At the time it entered service, the X-10 was one of the fastest turbojet-powered aircraft flown. From 1953 to 1955 a total of five X-10s flew 15 flights at Edwards AFB. There it reached a maximum flight speed of Mach 1.84, flew a distance of 400 mi, and reached an altitude of 41000 ft. These were performance levels superior to nearly all manned turbojet aircraft (the exception being the YF-104 Starfighter). In 1955 the program moved to Cape Canaveral, Florida, to complete the test program. Here a new set of six X-10 vehicles completed the testing of the N-6 inertial navigation system at supersonic speeds, reach 49000 ft altitude, a total flight distance of 627 mi and a peak speed of Mach 2.05.

===Disposition===
Of all the X-10s built, only one survived the test program: serial 51-9307, the first X-10 to fly. Of the other four aircraft that flew at Edwards AFB, one exploded on takeoff, one was lost in flight, and the remaining two were destroyed in landing accidents. As for the vehicles flown at Cape Canaveral, three were expended in planned dive-in flights against Grand Bahama Island, and two were lost in landing accidents.
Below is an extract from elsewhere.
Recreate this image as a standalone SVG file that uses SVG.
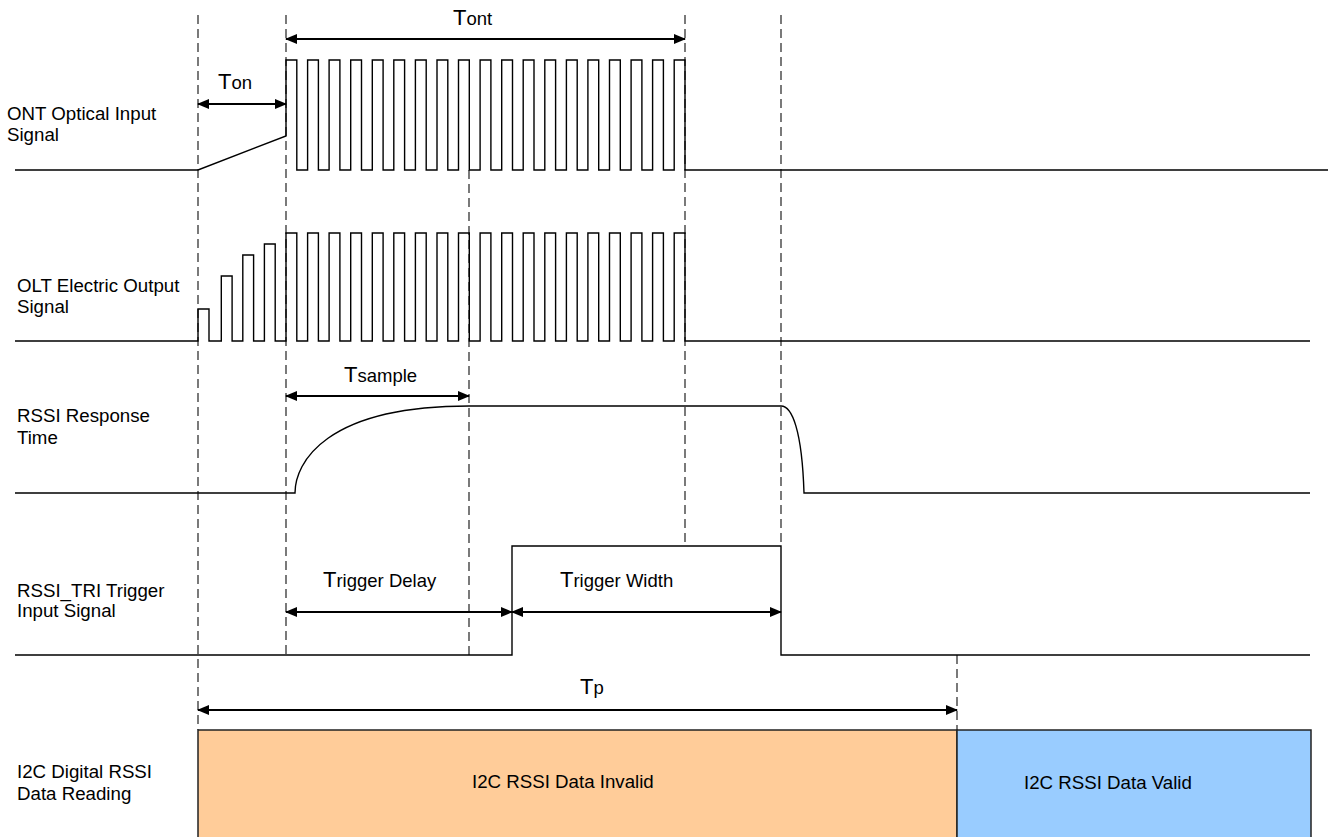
<svg xmlns="http://www.w3.org/2000/svg" width="1328" height="837" viewBox="0 0 1328 837">
<style>
.sig{fill:none;stroke:#000;stroke-width:1.4;stroke-linejoin:miter}
.dash{fill:none;stroke:#222;stroke-width:1.2;stroke-dasharray:9,5}
.dim{fill:none;stroke:#000;stroke-width:2;marker-start:url(#ah);marker-end:url(#ah)}
.lbl{font-family:"Liberation Sans",Arial,sans-serif;font-size:18.7px;fill:#000}
.big{font-size:22px}
.sub{font-size:18.5px}
</style>
<defs>
<marker id="ah" markerUnits="userSpaceOnUse" markerWidth="12" markerHeight="10" refX="11" refY="5" orient="auto-start-reverse">
<path d="M0,0 L12,5 L0,10 z" fill="#000"/>
</marker>
</defs>
<rect width="1328" height="837" fill="#fff"/>

<g id="guides">
<line class="dash" x1="198" y1="15" x2="198" y2="730"/>
<line class="dash" x1="286" y1="15" x2="286" y2="655"/>
<line class="dash" x1="469" y1="170" x2="469" y2="655"/>
<line class="dash" x1="685" y1="15" x2="685" y2="546"/>
<line class="dash" x1="781" y1="15" x2="781" y2="546"/>
<line class="dash" x1="957" y1="655" x2="957" y2="730"/>
</g>

<g id="ont-signal">
<text class="lbl" x="7" y="120">ONT Optical Input</text>
<text class="lbl" x="7" y="141">Signal</text>
<path class="sig" d="M15,170 H198 L286,136 V60 H296.8 V170 H307.6 V60 H318.4 V170 H329.1 V60 H339.9 V170 H350.7 V60 H361.5 V170 H372.3 V60 H383.1 V170 H393.8 V60 H404.6 V170 H415.4 V60 H426.2 V170 H437 V60 H447.8 V170 H458.5 V60 H469.3 V170 H480.1 V60 H490.9 V170 H501.7 V60 H512.5 V170 H523.2 V60 H534 V170 H544.8 V60 H555.6 V170 H566.4 V60 H577.2 V170 H587.9 V60 H598.7 V170 H609.5 V60 H620.3 V170 H631.1 V60 H641.9 V170 H652.6 V60 H663.4 V170 H674.2 V60 H685 V170 H1328"/>
</g>

<g id="olt-signal">
<text class="lbl" x="17" y="292">OLT Electric Output</text>
<text class="lbl" x="17" y="313">Signal</text>
<path class="sig" d="M15,341 H198 V309 H209 V341 H221.3 V276 H232.1 V341 H242.8 V255 H253.6 V341 H264.4 V244 H275.2 V341 H286 V233 H296.8 V341 H307.6 V233 H318.4 V341 H329.1 V233 H339.9 V341 H350.7 V233 H361.5 V341 H372.3 V233 H383.1 V341 H393.8 V233 H404.6 V341 H415.4 V233 H426.2 V341 H437 V233 H447.8 V341 H458.5 V233 H469.3 V341 H480.1 V233 H490.9 V341 H501.7 V233 H512.5 V341 H523.2 V233 H534 V341 H544.8 V233 H555.6 V341 H566.4 V233 H577.2 V341 H587.9 V233 H598.7 V341 H609.5 V233 H620.3 V341 H631.1 V233 H641.9 V341 H652.6 V233 H663.4 V341 H674.2 V233 H685 V341 H1310"/>
</g>

<g id="rssi-response">
<text class="lbl" x="17" y="422">RSSI Response</text>
<text class="lbl" x="17" y="444">Time</text>
<path class="sig" d="M15,493 H295 C295,463 325,406 469,406 H781 C792,406 802,430 804,493 H1310"/>
</g>

<g id="rssi-trigger">
<text class="lbl" x="17" y="597">RSSI_TRI Trigger</text>
<text class="lbl" x="17" y="617">Input Signal</text>
<path class="sig" d="M15,655 H512 V546 H781 V655 H1310"/>
</g>

<g id="i2c-reading">
<text class="lbl" x="17" y="778">I2C Digital RSSI</text>
<text class="lbl" x="17" y="800">Data Reading</text>
<rect id="invalid" x="198" y="730" width="759" height="112" fill="#FFCC99" stroke="#222" stroke-width="1.5"/>
<rect id="valid" x="957" y="730" width="354" height="112" fill="#99CCFF" stroke="#222" stroke-width="1.5"/>
<text class="lbl" x="472" y="788">I2C RSSI Data Invalid</text>
<text class="lbl" x="1024" y="789">I2C RSSI Data Valid</text>
</g>

<g id="connectors">
<line class="dim" x1="198" y1="104" x2="286" y2="104"/>
<line class="dim" x1="286" y1="39" x2="685" y2="39"/>
<line class="dim" x1="286" y1="396" x2="469" y2="396"/>
<line class="dim" x1="286" y1="612" x2="512" y2="612"/>
<line class="dim" x1="512" y1="612" x2="781" y2="612"/>
<line class="dim" x1="198" y1="710" x2="957" y2="710"/>
</g>

<g id="dimension-labels">
<text class="lbl" x="453" y="25"><tspan class="big">T</tspan><tspan class="sub">ont</tspan></text>
<text class="lbl" x="218" y="89"><tspan class="big">T</tspan><tspan class="sub">on</tspan></text>
<text class="lbl" x="344" y="382"><tspan class="big">T</tspan><tspan class="sub">sample</tspan></text>
<text class="lbl" x="323" y="587"><tspan class="big">T</tspan><tspan class="sub">rigger Delay</tspan></text>
<text class="lbl" x="560" y="587"><tspan class="big">T</tspan><tspan class="sub">rigger Width</tspan></text>
<text class="lbl" x="580" y="694"><tspan class="big">T</tspan><tspan class="sub">p</tspan></text>
</g>
</svg>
In 1958, the remaining three Cape Canaveral X-10s were selected for use as high speed targets for the BOMARC surface-to-air missile. The plan was to recover and reuse the X-10, not to have them shot down by the BOMARC. None of these vehicles completed their target flight: two were lost when landing and the third suffered a mechanical problem forcing it to be flown into the Atlantic.

==Surviving aircraft==
The sole surviving X-10 s/n GM 19307 is located at the National Museum of the United States Air Force in Dayton, Ohio. This was the first X-10 to fly. The aircraft was delivered to the Air Force Museum in 1957, upon completion of the program. It is displayed in the museum's Research & Development Hangar.

==Notable appearances in media==
The 1960s series Men Into Space used footage of the X-10 and SM-64 Navaho tests at Edwards AFB to depict spacecraft landings on a desert runway.